19/05 Menschenrechte;
41/02 Passrecht Fremdenrecht;

Norm

AsylG 1991 §6;
FrG 1993 §17;
FrG 1993 §19;
FrG 1993 §37;
FrG 1993 §54;
MRK Art8 Abs2;

Betreff

Der Verwaltungsgerichtshof hat durch den Vorsitzenden Senatspräsident Dr. Puck und die Hofräte Dr. Robl,

Dr. Rosenmayr, Dr. Baur und Dr. Pelant als Richter, im Beisein des Schriftführers Mag. Ogris, über die Beschwerde des SH (geboren am 27. Jänner 1976) in M, vertreten durch Dr. Johannes Sammer, Rechtsanwalt in 8680 Mürzzuschlag, Königsbrunngasse 11, gegen den Bescheid der Sicherheitsdirektion für das Bundesland Steiermark vom 7. Juli 1997, Zl. Fr 271/1996, betreffend Ausweisung, zu Recht erkannt:

Spruch

Die Beschwerde wird als unbegründet abgewiesen.

Begründung

Mit dem im Instanzenzug ergangenen angefochtenen Bescheid der Sicherheitsdirektion für das Bundesland Steiermark (der belangten Behörde) vom 7. Juli 1997 wurde der Beschwerdeführer, ein jugoslawischer Staatsangehöriger, gemäß § 17 Abs. 1 i.V.m.

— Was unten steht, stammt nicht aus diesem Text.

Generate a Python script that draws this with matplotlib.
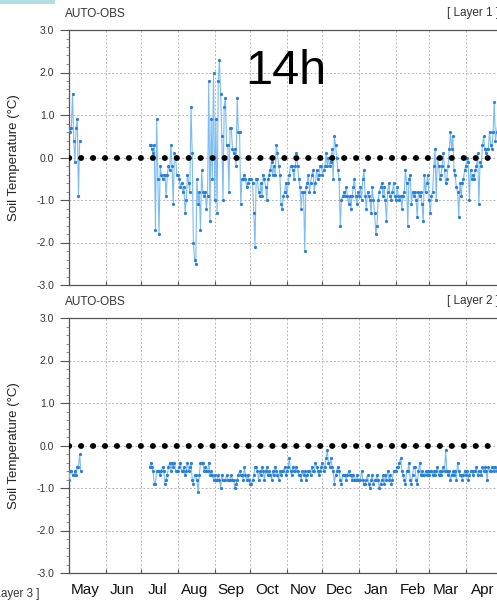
import numpy as np
import pandas as pd
import matplotlib
matplotlib.use('Agg')
import matplotlib.pyplot as plt
import matplotlib.dates as mdates
from matplotlib.ticker import MultipleLocator, FormatStrFormatter, NullFormatter
from matplotlib.patches import Rectangle

plt.rcParams['font.family'] = ['Liberation Sans', 'DejaVu Sans']
plt.rcParams['axes.unicode_minus'] = False

# daily soil temperature anomalies (deg C), 14h, May 2016 - Apr 2017
# layer 1
may1 = [0.7, 0.6, 0.7, 1.5, 0.4, -0.1, 0.7, 0.9, -0.9, 0.4]
jul1 = [0.3, 0.3, 0.2, 0.1, 0.3, -1.7, 0.9, -0.5, -1.8, -0.2, -0.4, -0.5,
        -0.4, -0.4, -0.9, -0.4, -0.2, -0.3, 0.3, -0.2, -1.1, 0.1, 0.0, -0.4]
aug1 = [-0.4, -0.5, -0.7, -0.6, -0.8, -0.7, -1.3, -1.0, -0.4, -0.6,
        -0.8, 1.2, 0.1, -2.0, -2.4, -2.5, -0.5, -1.1, -0.8, -1.7,
        -0.3, -0.8, -0.9, -0.8, -1.2, -0.9, 1.8, -1.5, 0.9, -0.5, 2.0]
sep1 = [-1.0, 0.9, -1.3, 1.8, 2.3, 1.5, 0.5, -1.0, 1.2, 1.4,
        0.3, 0.3, -0.8, 0.7, 0.7, 0.2, 0.1, 0.2, -0.2, 1.4,
        0.6, 0.6, -1.1, -0.5, -0.5, -0.4, -0.5, -0.7, -0.6, -0.5]
oct1 = [-0.5, -0.5, -0.6, -1.3, -2.1, -0.5, -0.5, -0.8, -0.9, -0.6,
        -0.9, -0.4, -0.5, -0.7, -1.0, -0.5, -0.4, -0.3, -0.1, -0.4,
        -0.2, -0.4, 0.3, 0.1, -0.2, -0.4, -1.1, -1.2, -0.9, -0.8, -0.6]
nov1 = [-0.9, -0.6, -0.4, -0.2, -0.2, -0.3, -0.5, -0.2, 0.1, -0.2,
        -0.5, -0.7, -1.2, -0.8, -0.8, -2.2, -0.7, -0.6, -0.4, -0.8,
        -0.6, -0.4, -0.3, -0.8, -0.6, -0.3, -0.5, -0.4, -0.2, -0.2]
dec1 = [-0.4, -0.3, -0.2, 0.1, -0.2, 0.0, -0.2, -0.1, 0.2, -0.5,
        0.5, 0.3, 0.0, -0.3, -0.5, -1.6, -1.0, -0.9, -0.8, -0.9,
        -0.7, -0.9, -1.1, -0.9, -1.2, -0.9, -0.7, -0.5, -0.9, -1.1, -0.8]
jan1 = [-0.9, -0.7, -1.0, -0.5, -0.3, -0.9, -1.2, -0.8, -0.9, -1.0,
        -1.3, -0.7, -1.0, -1.3, -1.8, -1.6, -1.0, -0.8, -0.7, -0.6,
        -0.9, -0.7, -1.0, -1.5, -0.8, -0.6, -0.9, -1.0, -0.8, -0.6, -0.9]
feb1 = [-1.0, -0.7, -0.9, -1.0, -0.9, -1.2, -0.9, -0.8, -0.3, -0.6,
        -1.6, -0.5, -0.4, -1.1, -0.8, -0.9, -0.8, -1.0, -1.4, -0.8,
        -0.9, -0.8, -1.1, -1.5, -0.4, -0.8, -0.6, -0.4]
mar1 = [-1.0, -1.3, -0.9, -0.8, -0.2, 0.2, -1.0, 0.0, -0.2, -0.5,
        -0.4, -0.2, 0.1, -0.3, -0.6, -0.5, -0.2, 0.2, 0.6, 0.2,
        0.5, -0.3, -0.4, -0.7, -0.8, -1.4, -0.6, -0.9, -0.6, -0.5, -0.3]
apr1 = [-0.2, 0.0, -0.1, -1.0, -0.3, -0.5, -0.4, -0.5, -0.3, -0.2,
        0.1, -1.1, -0.1, -0.2, 0.3, 0.5, 0.2, 0.1, 0.2, 0.2,
        0.6, 0.3, 0.2, 0.6, 1.3, 0.4, 0.6, 0.8, 0.7, 0.9]

# layer 2
may2 = [-0.8, -0.6, -0.6, -0.7, -0.7, -0.6, -0.7, -0.5, -0.5, -0.2, -0.6]
jul2 = [-0.5, -0.4, -0.5, -0.6, -0.9, -0.9, -0.6, -0.6, -0.6, -0.7, -0.6, -0.5,
        -0.6, -0.9, -0.8, -0.7, -0.5, -0.4, -0.6, -0.4, -0.5, -0.4, -0.6, -0.6]
aug2 = [-0.6, -0.5, -0.4, -0.6, -0.6, -0.5, -0.7, -0.6, -0.4, -0.6,
        -0.5, -0.4, -0.8, -0.9, -0.7, -0.7, -0.8, -1.1, -0.7, -0.4,
        -0.4, -0.4, -0.6, -0.5, -0.6, -0.6, -0.4, -0.7, -0.6, -0.7, -0.8]
sep2 = [-0.7, -0.8, -0.8, -0.7, -0.8, -1.0, -0.7, -0.8, -0.8, -0.8,
        -0.7, -0.8, -0.8, -0.8, -0.7, -0.8, -0.8, -1.0, -0.9, -0.8,
        -0.7, -0.6, -0.7, -0.7, -0.8, -0.5, -0.7, -0.8, -0.7, -0.8]
oct2 = [-0.9, -0.9, -0.8, -0.7, -0.5, -0.5, -0.6, -0.8, -0.6, -0.7,
        -0.5, -0.6, -0.8, -0.6, -0.5, -0.7, -0.6, -0.7, -0.8, -0.6,
        -0.7, -0.5, -0.6, -0.7, -0.8, -0.6, -0.7, -0.6, -0.6, -0.5, -0.7]
nov2 = [-0.6, -0.5, -0.3, -0.6, -0.7, -0.5, -0.6, -0.6, -0.5, -0.6,
        -0.7, -0.7, -0.8, -0.6, -0.7, -0.6, -0.8, -0.7, -0.6, -0.6,
        -0.7, -0.5, -0.6, -0.6, -0.4, -0.5, -0.6, -0.7, -0.6, -0.5]
dec2 = [-0.4, -0.6, -0.5, -0.3, -0.1, -0.4, -0.5, -0.3, -0.5, -0.6,
        -0.9, -0.7, -0.6, -0.5, -0.6, -0.8, -0.9, -0.7, -0.7, -0.7,
        -0.8, -0.7, -0.6, -0.7, -0.7, -0.8, -0.7, -0.8, -0.8, -0.7, -0.8]
jan2 = [-0.8, -0.8, -0.6, -0.8, -0.9, -0.9, -0.8, -0.7, -0.9, -1.0,
        -0.8, -0.7, -0.9, -0.8, -0.8, -0.7, -0.8, -1.0, -0.9, -0.8,
        -0.7, -0.9, -0.7, -0.8, -0.6, -0.8, -0.7, -0.9, -0.8, -0.6, -0.6]
feb2 = [-0.6, -0.5, -0.5, -0.4, -0.3, -0.6, -0.7, -0.8, -0.9, -0.6,
        -0.6, -0.4, -0.8, -0.9, -0.7, -0.5, -0.5, -0.8, -0.9, -0.6,
        -0.4, -0.7, -0.6, -0.7, -0.7, -0.6, -0.7, -0.6]
mar2 = [-0.7, -0.6, -0.6, -0.7, -0.6, -0.7, -0.6, -0.5, -0.7, -0.6,
        -0.7, -0.6, -0.5, -0.6, -0.1, -0.6, -0.7, -0.6, -0.8, -0.7,
        -0.6, -0.7, -0.6, -0.8, -0.4, -0.6, -0.7, -0.7, -0.8, -0.7, -0.6]
apr2 = [-0.7, -0.6, -0.8, -0.7, -0.6, -0.6, -0.7, -0.6, -0.6, -0.5,
        -0.7, -0.6, -0.6, -0.7, -0.5, -0.6, -0.5, -0.6, -0.8, -0.5,
        -0.6, -0.6, -0.5, -0.5, -0.6, -0.5, -0.6, -0.5, -0.6, -0.5]

start = '2016-05-01'
resume = '2016-07-08'  # observations restart after the gap
layers = ['Layer 1', 'Layer 2']

days = pd.date_range(start, '2017-04-30', freq='D')


def daily_series(first, rest):
    s = pd.Series(np.nan, index=days)
    s.iloc[:len(first)] = first
    i0 = days.get_loc(pd.Timestamp(resume))
    s.iloc[i0:i0 + len(rest)] = rest
    return s


layer1 = daily_series(may1, jul1 + aug1 + sep1 + oct1 + nov1 + dec1 + jan1 + feb1 + mar1 + apr1)
layer2 = daily_series(may2, jul2 + aug2 + sep2 + oct2 + nov2 + dec2 + jan2 + feb2 + mar2 + apr2)

fig = plt.figure(figsize=(4.97, 6.0), dpi=100)
fig.patches.append(Rectangle((0, 1 - 4 / 600), 55 / 497, 4 / 600, transform=fig.transFigure,
                             facecolor='#b2dfe2', edgecolor='none'))

ax_w = 0.870
boxes = [[0.1388, 0.525, ax_w, 0.425], [0.1388, 0.045, ax_w, 0.425]]
series = [layer1, layer2]

for k, (box, s, name) in enumerate(zip(boxes, series, layers)):
    ax = fig.add_axes(box)
    ax.plot(s.index, s.values, '-', color='#7cbcf0', lw=0.8, zorder=3)
    ax.plot(s.index, s.values, 'o', color='#2c7fd6', ms=2.3, mew=0, zorder=4)
    # heavy dotted zero line
    ax.axhline(0, color='k', lw=4.2, ls=(0, (0.05, 2.0)), dash_capstyle='round', zorder=6)

    ax.set_xlim(pd.Timestamp(start), pd.Timestamp('2017-05-01'))
    ax.set_ylim(-3, 3)
    ax.yaxis.set_major_locator(MultipleLocator(1.0))
    ax.yaxis.set_minor_locator(MultipleLocator(0.2))
    ax.yaxis.set_major_formatter(FormatStrFormatter('%.1f'))
    ax.xaxis.set_major_locator(mdates.MonthLocator())
    ax.xaxis.set_major_formatter(NullFormatter())
    ax.xaxis.set_minor_locator(mdates.MonthLocator(bymonthday=15))
    if k == 1:
        ax.xaxis.set_minor_formatter(mdates.DateFormatter('%b'))
    else:
        ax.xaxis.set_minor_formatter(NullFormatter())

    ax.grid(True, which='major', ls=(0, (2, 2)), color='#b5b5b5', lw=0.7)
    ax.tick_params(axis='y', which='major', direction='out', length=6.5, width=0.8,
                   color='#555555', labelsize=7.5, labelcolor='#333333', pad=4)
    ax.tick_params(axis='y', which='minor', direction='out', length=2.5, width=0.6,
                   color='#777777')
    ax.tick_params(axis='x', which='major', direction='in', length=3, width=0.8,
                   color='#555555')
    ax.tick_params(axis='x', which='minor', length=0, labelsize=11, pad=7,
                   labelcolor='#111111')
    for sp in ax.spines.values():
        sp.set_color('#555555')
        sp.set_linewidth(0.9)

    ax.set_ylabel('Soil Temperature (\u00b0C)', fontsize=9.5, color='#222222')
    ax.yaxis.set_label_coords(-0.114, 0.5)

    top = 1 - (box[1] + box[3])
    fig.text(65 / 497, 1 - (top * 600 - 16) / 600, 'AUTO-OBS', fontsize=8.5,
             color='#333333', va='center', ha='left')
    fig.text(447 / 497, 1 - (top * 600 - 17) / 600, '[ ' + name + ' ]', fontsize=8.5,
             color='#333333', va='center', ha='left')

# neighbouring panel label, cut by the crop as in the source image
fig.text(40 / 497, 1 - 594 / 600, '[ Layer 3 ]', fontsize=8.3, color='#333333',
         va='center', ha='right')
fig.text(245 / 497, 1 - 71 / 600, '14h', fontsize=35, color='black',
         va='center', ha='left')

fig.savefig('out.png', dpi=100)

§ 19 des Fremdengesetzes - FrG, BGBl. Nr. 838/1992, ausgewiesen.

Diese Entscheidung wurde im wesentlichen damit begründet, daß der Beschwerdeführer am 2. September 1995 illegal unter Umgehung der Grenzkontrolle und ohne im Besitz eines gültigen nationalen Reisepasses zu sein, über einen amtlich nicht bekannten Grenzübergang in das Bundesgebiet gelangt sei. In weiterer Folge habe er am 5. September 1995 beim Bundesasylamt - Außenstelle Graz - einen Antrag auf Asylgewährung eingebracht. Da seine Einreise in das Bundesgebiet entgegen den gesetzlichen Bestimmungen des § 6 des Asylgesetzes 1991 (AsylG) erfolgt sei, sei ihm im Zuge seines Asylantrags von der Asylbehörde erster Instanz keine Bescheinigung über eine vorläufige Aufenthaltsberechtigung nach dem Asylgesetz ausgestellt worden. In weiterer Folge sei sein Antrag auf Asylgewährung mit Bescheid des Bundesasylamtes - Außenstelle Graz - vom 3. Oktober 1995 gemäß § 3 AsylG abgewiesen worden. Mit der Setzung fremdenpolizeilicher Maßnahmen gegen seine Person sei jedoch zugewartet worden, weil der Beschwerdeführer fristgerecht eine Berufung betreffend die Abweisung seines Asylantrages durch das Bundesasylamt - Außenstelle Graz - beim Bundesministerium für Inneres eingebracht habe. Diese Berufung sei mit Bescheid des Bundesministeriums für Inneres vom 7. November 1995, rechtswirksam erlassen am 13. November 1995, abgewiesen und es sei festgestellt worden, daß ihm die Flüchtlingseigenschaft im Sinne der Genfer Flüchtlingskonvention nicht zukomme. Da sich somit sein Aufenthalt im Bundesgebiet seit dem Zeitpunkt seiner illegalen Einreise nicht auf eine Rechtsgrundlage habe stützen können und somit entgegen den gesetzlichen Bestimmungen des § 15 FrG erfolgt sei, sei er mehrfach mit Ladungsbescheid der Bezirkshauptmannschaft Mürzzuschlag zwecks Überprüfung einer allfälligen Aufenthaltsberechtigung zu einer persönlichen Einvernahme vorgeladen worden. Bei seiner niederschriftlichen Einvernahme am 12. Jänner 1996 habe der Beschwerdeführer zu Protokoll gegeben, daß er einen Vertreter der Caritas Graz bereits damit beauftragt habe, einen Verfahrenshilfeantrag und das außerordentliche Rechtsmittel der Beschwerde beim Verwaltungsgerichtshof einzubringen. Des weiteren habe er bestätigt, daß er sich ganz alleine in Österreich aufhalte und sich im Bundesgebiet außer seinem Onkel keine Verwandten aufhielten. Seine Eltern und seine beiden Brüder seien nach wie vor in der Bundesrepublik Jugoslawien wohnhaft. Er selbst verfüge weder über Vermögen noch über ein Einkommen.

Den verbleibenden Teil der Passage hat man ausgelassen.